As for the complaint that the Collegium’s slow pace contributes to the extreme judicial delay, which in turn contributes to judicial corruption: even if there is some truth to this, shifting the power of selection from the Collegium to the NJAC is unlikely to make much difference. The NJAC—a body of six people—would be tasked with filling hundreds of high court vacancies with no mandated timeline. This is no different from the current system.
To be sure, the critics have a point when they complain about the opacity of the Collegium System. How can we assess the integrity of the system if we know nothing about its inner workings? But it would be possible to address this concern with reforms that increase the transparency of the Collegium process, for example by requiring the Collegium to publish reports of its findings, deliberations, and selection criteria. An additional possibility, which was suggested by a retired Justice, would be to hold televised confirmation hearings similar to those in the United States.

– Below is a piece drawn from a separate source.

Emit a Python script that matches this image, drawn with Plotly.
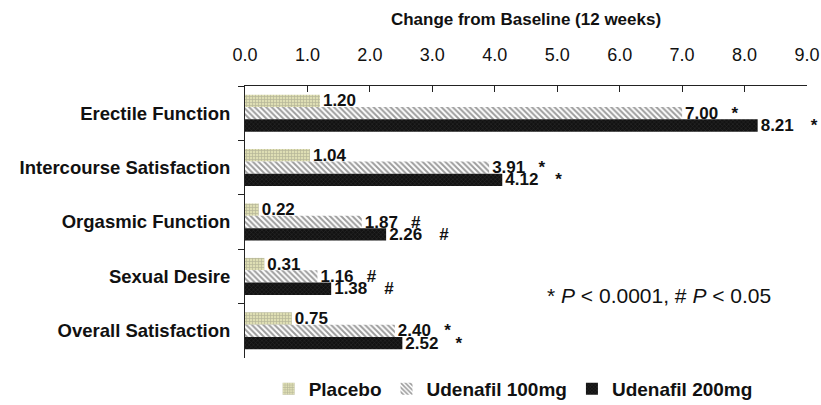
import plotly.graph_objects as go

categories = ["Erectile Function", "Intercourse Satisfaction", "Orgasmic Function",
              "Sexual Desire", "Overall Satisfaction"]
placebo = [1.20, 1.04, 0.22, 0.31, 0.75]
udenafil100 = [7.00, 3.91, 1.87, 1.16, 2.40]
udenafil200 = [8.21, 4.12, 2.26, 1.38, 2.52]
sig100 = ["*", "*", "#", "#", "*"]
sig200 = ["*", "*", "#", "#", "*"]
series_names = ["Placebo", "Udenafil 100mg", "Udenafil 200mg"]
x_ticks = [0, 1, 2, 3, 4, 5, 6, 7, 8, 9]

def labels(vals, sigs=None, gap=""):
    out = []
    for i, v in enumerate(vals):
        s = f"{v:.2f}"
        if sigs:
            s += gap + sigs[i]
        out.append(f"<b>{s}</b>")
    return out

fig = go.Figure()
styles = [
    dict(color="#dedeb4", pattern=dict(shape="+", fgcolor="#8a8a7a", size=3, solidity=0.4, fillmode="overlay")),
    dict(color="#ffffff", pattern=dict(shape="\\", fgcolor="#3a3a3a", size=4, solidity=0.5, fillmode="overlay")),
    dict(color="#121212", pattern=dict(shape="x", fgcolor="#4a4a4a", size=3, solidity=0.3, fillmode="overlay")),
]
data = [(placebo, None, ""), (udenafil100, sig100, "\u2002 "), (udenafil200, sig200, "\u2002\u2002")]
for name, (vals, sigs, gap), st in zip(series_names, data, styles):
    fig.add_trace(go.Bar(
        y=categories, x=vals, name=name, orientation="h",
        marker=dict(color=st["color"], pattern=st["pattern"], line=dict(width=0)),
        text=labels(vals, sigs, gap), textposition="outside", cliponaxis=False,
        constraintext="none",
        textfont=dict(family="Arial", size=17, color="#111"),
    ))

fig.add_annotation(
    x=0.736, y=0.228, xref="paper", yref="paper", xanchor="center", yanchor="middle",
    text="* <i>P</i> < 0.0001, # <i>P</i> < 0.05", showarrow=False,
    font=dict(family="Arial", size=21, color="#111"),
)

fig.update_layout(
    width=821, height=405,
    margin=dict(l=245, r=14, t=86, b=47, autoexpand=False),
    paper_bgcolor="white", plot_bgcolor="white",
    barmode="group", bargap=0.32, bargroupgap=0,
    font=dict(family="Arial", color="#111"),
    showlegend=True,
    legend=dict(orientation="h", x=0.625, xanchor="center", xref="container",
                y=0.04, yanchor="middle", yref="container",
                font=dict(family="Arial", size=19, color="#111", weight="bold"),
                itemwidth=30, traceorder="normal"),
    xaxis=dict(
        side="top", range=[0, 9], tickvals=x_ticks, tickformat=".1f", automargin=False,
        showgrid=False, zeroline=False, showline=True, linecolor="#222", linewidth=1,
        ticks="inside", ticklen=6, tickcolor="#222", ticklabelstandoff=17,
        tickfont=dict(family="Arial", size=18, color="#111"),
        title=dict(text="<b>Change from Baseline (12 weeks)</b>",
                   font=dict(family="Arial", size=17, color="#111"), standoff=14),
    ),
    yaxis=dict(
        autorange="reversed", showgrid=False, showline=True, linecolor="#222", linewidth=1,
        automargin=False,
        ticks="outside", tickson="boundaries", ticklen=6, tickcolor="#222", ticklabelstandoff=10,
        tickfont=dict(family="Arial", size=18.5, color="#111", weight="bold"),
    ),
)

fig.write_html("out.html")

As for the concern about the slow pace of appointments and the large number of vacancies, there are other ways to address this problem as well. The Modi government, which must sign off on all Collegium appointments, had been sitting on over 100 recommendations made by the Collegium last year. In an attempt to move things along, the Supreme Court issued a timeline for the government to respond to the Collegium’s slate of recommendations, which led to the quick approval of most of those nominees. This promising development shows that codifying a timeline through legislation could help address the appointment logjam. In addition, regular status updates from both the Court and central government would allow members of parliament, the judiciary, and citizens alike to monitor the status of appointments.
In sum, while the Collegium System is far from perfect, and judicial corruption and inefficiency are serious problems, these problems can and should be addressed without sacrificing the Indian judiciary’s hard-won independence. Better alternatives exist to increase accountability and reduce corruption in India’s highest courts.